Data entries
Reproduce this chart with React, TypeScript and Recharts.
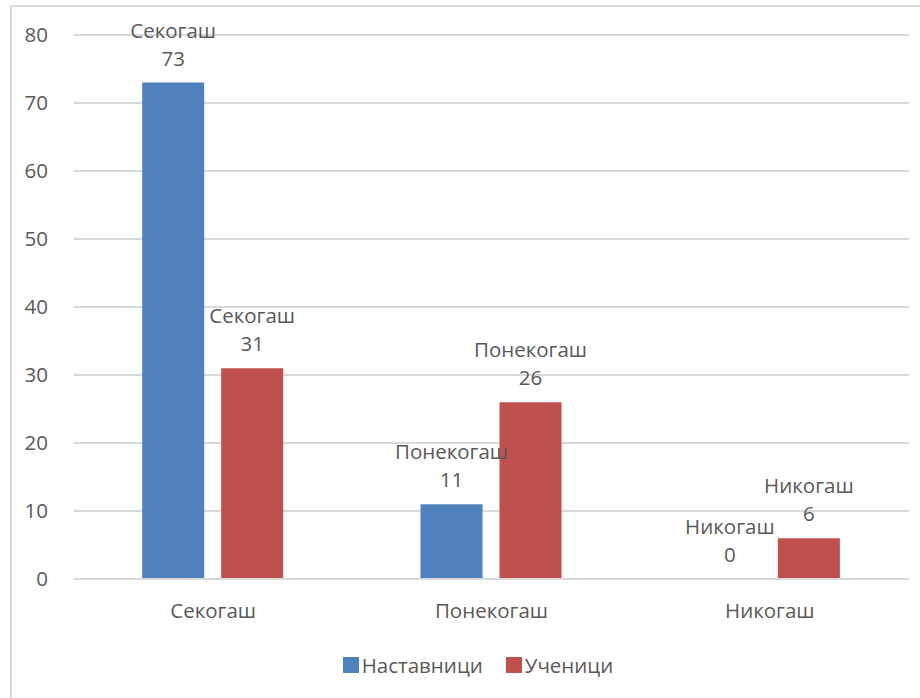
import React from "react";
import { BarChart, Bar, XAxis, YAxis, CartesianGrid, Legend, LabelList, Rectangle } from "recharts";

const categories = ["Секогаш", "Понекогаш", "Никогаш"];
const teachers = [73, 11, 0];
const students = [31, 26, 6];
const yTicks = [0, 10, 20, 30, 40, 50, 60, 70, 80];
const seriesNames = ["Наставници", "Ученици"];
const colors = ["#4F81BD", "#C0504D"];

const data = categories.map((c, i) => ({ name: c, t: teachers[i], s: students[i] }));

const FONT = "'Open Sans', sans-serif";
const TXT = "#595959";
const FS = 20.5;

const TwoLineLabel = (props: any) => {
  const { x, y, width, height, value, index } = props;
  const cx = x + width / 2;
  const top = Number(value) === 0 ? y + height : y;
  return (
    <g>
      <text x={cx} y={top - 53} textAnchor="middle" dominantBaseline="central" fontSize={FS} fontFamily={FONT} fill={TXT}>
        {categories[index]}
      </text>
      <text x={cx} y={top - 25} textAnchor="middle" dominantBaseline="central" fontSize={FS} fontFamily={FONT} fill={TXT}>
        {value}
      </text>
    </g>
  );
};

const BarShape = (props: any) => {
  const v = props.value;
  const val = Array.isArray(v) ? v[1] - v[0] : v;
  if (!val) return <g />;
  return <Rectangle {...props} />;
};

const LegendContent = () => (
  <div style={{ display: "flex", justifyContent: "center", alignItems: "center", fontFamily: FONT, fontSize: FS, color: TXT, paddingLeft: 47 }}>
    {seriesNames.map((n, i) => (
      <div key={n} style={{ display: "flex", alignItems: "center", marginLeft: i ? 23 : 0 }}>
        <span style={{ display: "inline-block", width: 16, height: 16, background: colors[i], marginRight: 3 }} />
        <span>{n}</span>
      </div>
    ))}
  </div>
);

export default function App() {
  return (
    <div style={{ position: "absolute", left: 0, top: 0, width: 920, height: 698, overflow: "hidden", background: "#fff" }}>
      <div style={{ position: "absolute", left: 10, top: 5, width: 940, height: 720, border: "2px solid #D9D9D9", boxSizing: "border-box" }} />
      <div style={{ position: "absolute", left: 0, top: 0 }}>
        <BarChart
          width={920}
          height={698}
          data={data}
          margin={{ top: 35, right: 11, left: 0, bottom: 20 }}
          barCategoryGap="24.5%"
          barGap={17}
        >
          <CartesianGrid vertical={false} stroke="#D9D9D9" strokeWidth={2} />
          <XAxis
            dataKey="name"
            axisLine={{ stroke: "#D9D9D9", strokeWidth: 2 }}
            tickLine={false}
            tick={{ fontSize: FS, fontFamily: FONT, fill: TXT }}
            tickMargin={18}
            height={72}
          />
          <YAxis
            domain={[0, 80]}
            ticks={yTicks}
            axisLine={false}
            tickLine={false}
            tickSize={0}
            tickMargin={26}
            width={74}
            tick={{ fontSize: FS, fontFamily: FONT, fill: TXT }}
          />
          <Legend verticalAlign="bottom" height={27} content={LegendContent} />
          <Bar dataKey="t" name={seriesNames[0]} fill={colors[0]} isAnimationActive={false} minPointSize={1} shape={BarShape}>
            <LabelList dataKey="t" content={TwoLineLabel} />
          </Bar>
          <Bar dataKey="s" name={seriesNames[1]} fill={colors[1]} isAnimationActive={false} shape={BarShape}>
            <LabelList dataKey="s" content={TwoLineLabel} />
          </Bar>
        </BarChart>
      </div>
    </div>
  );
}
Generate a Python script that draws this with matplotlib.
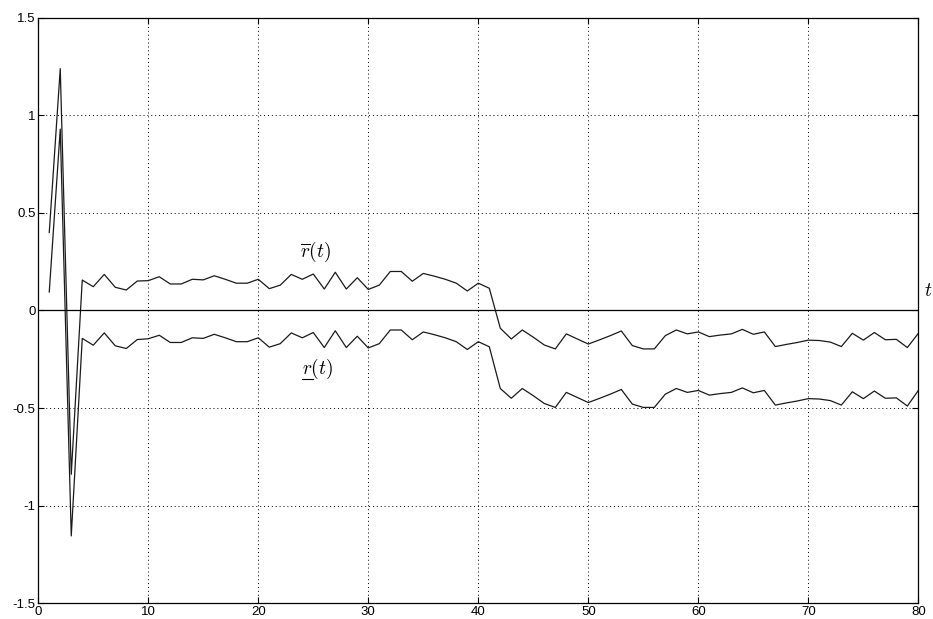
import matplotlib
matplotlib.use("Agg")
import matplotlib.pyplot as plt
from matplotlib.lines import Line2D
import numpy as np

t = list(range(1, 81))
r_upper = [0.40, 1.24, -0.84, 0.156, 0.122, 0.185, 0.119, 0.105, 0.151, 0.153,
           0.173, 0.136, 0.136, 0.160, 0.157, 0.178, 0.160, 0.140, 0.140, 0.160,
           0.112, 0.130, 0.185, 0.160, 0.187, 0.110, 0.196, 0.110, 0.168, 0.108,
           0.130, 0.200, 0.200, 0.150, 0.190, 0.176, 0.160, 0.140, 0.100, 0.140,
           0.114, -0.091, -0.146, -0.100, -0.137, -0.177, -0.197, -0.120, -0.146, -0.172,
           -0.151, -0.129, -0.105, -0.180, -0.197, -0.197, -0.129, -0.100, -0.120, -0.110,
           -0.134, -0.126, -0.120, -0.097, -0.122, -0.110, -0.185, -0.174, -0.164, -0.152,
           -0.154, -0.162, -0.185, -0.117, -0.152, -0.113, -0.150, -0.148, -0.190, -0.117]
r_lower = [0.095, 0.93, -1.156, -0.143, -0.178, -0.115, -0.181, -0.195, -0.149, -0.145,
           -0.127, -0.164, -0.164, -0.140, -0.143, -0.122, -0.140, -0.160, -0.160, -0.140,
           -0.188, -0.170, -0.115, -0.140, -0.113, -0.190, -0.104, -0.190, -0.132, -0.192,
           -0.170, -0.100, -0.100, -0.150, -0.110, -0.124, -0.140, -0.160, -0.200, -0.160,
           -0.186, -0.400, -0.450, -0.400, -0.437, -0.477, -0.497, -0.420, -0.446, -0.472,
           -0.451, -0.429, -0.405, -0.480, -0.497, -0.497, -0.429, -0.400, -0.420, -0.410,
           -0.434, -0.426, -0.420, -0.397, -0.422, -0.410, -0.485, -0.474, -0.464, -0.452,
           -0.454, -0.462, -0.485, -0.417, -0.452, -0.413, -0.450, -0.448, -0.490, -0.410]

xticks = [0, 10, 20, 30, 40, 50, 60, 70, 80]
yticks = [-1.5, -1, -0.5, 0, 0.5, 1, 1.5]
ytick_labels = ["-1.5", "-1", "-0.5", "0", "0.5", "1", "1.5"]

plt.rcParams['mathtext.fontset'] = 'cm'
fig = plt.figure(figsize=(9.33, 6.19), dpi=100)
ax = fig.add_axes([0.041, 0.0258, 0.9433, 0.9452])

ax.plot(t, r_upper, color='#1a1a1a', lw=0.9)
ax.plot(t, r_lower, color='#1a1a1a', lw=0.9)
ax.axhline(0, color='black', lw=0.9)

ax.set_xlim(0, 80)
ax.set_ylim(-1.5, 1.5)
ax.set_xticks(xticks)
ax.set_yticks(yticks)
ax.set_yticklabels(ytick_labels)
ax.tick_params(direction='in', length=4, width=0.8, labelsize=9.5, pad=2,
               top=True, right=True)
for lab in ax.get_xticklabels() + ax.get_yticklabels():
    lab.set_fontfamily('Liberation Sans')
ax.grid(True, color='black', linestyle=(0, (1, 3)), lw=0.7)
for s in ax.spines.values():
    s.set_linewidth(0.9)

ax.text(25.2, 0.30, r'$\overline{r}(t)$', fontsize=14, ha='center', va='center')
ax.text(80.9, 0.10, r'$t$', fontsize=14, ha='center', va='center', clip_on=False)

# underlined r(t): measure the "r" glyph, then draw the underline beneath it
txt_r = ax.text(24.0, -0.30, r'$r$', fontsize=14, ha='left', va='center')
fig.canvas.draw()
bb = txt_r.get_window_extent(renderer=fig.canvas.get_renderer())
txt_r.remove()
ax.text(24.0, -0.30, r'$r(t)$', fontsize=14, ha='left', va='center')
inv = fig.transFigure.inverted()
(x0, y0), (x1, y1) = inv.transform([[bb.x0, bb.y0], [bb.x1, bb.y1]])
fig.add_artist(Line2D([x0, x1], [y0 - 0.001, y0 - 0.001], color='black', lw=0.8,
                      transform=fig.transFigure))

fig.savefig('out.png', dpi=100)
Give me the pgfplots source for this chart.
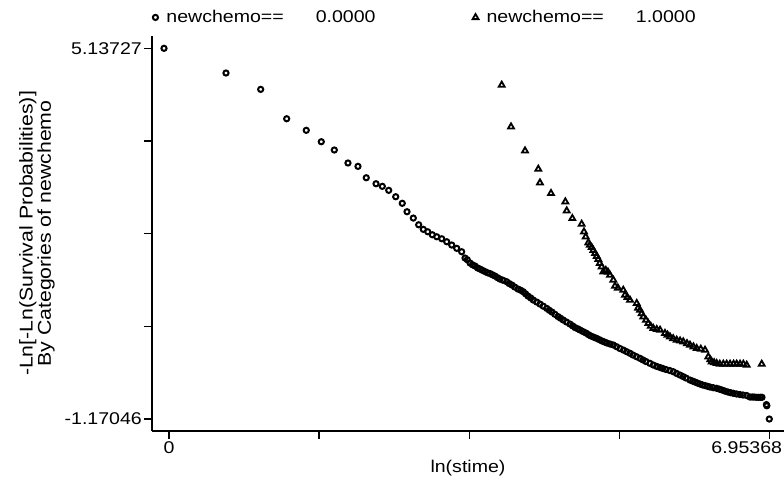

# [Set problem]
Except for the pictures, write out exactly the lines from the line that contains "Generate a Python" through the line that contains "import numpy as np", including both.

# [Complete response]
Generate a Python script that draws this with matplotlib.
import matplotlib
matplotlib.use("Agg")
import matplotlib.pyplot as plt
from matplotlib.lines import Line2D
import numpy as np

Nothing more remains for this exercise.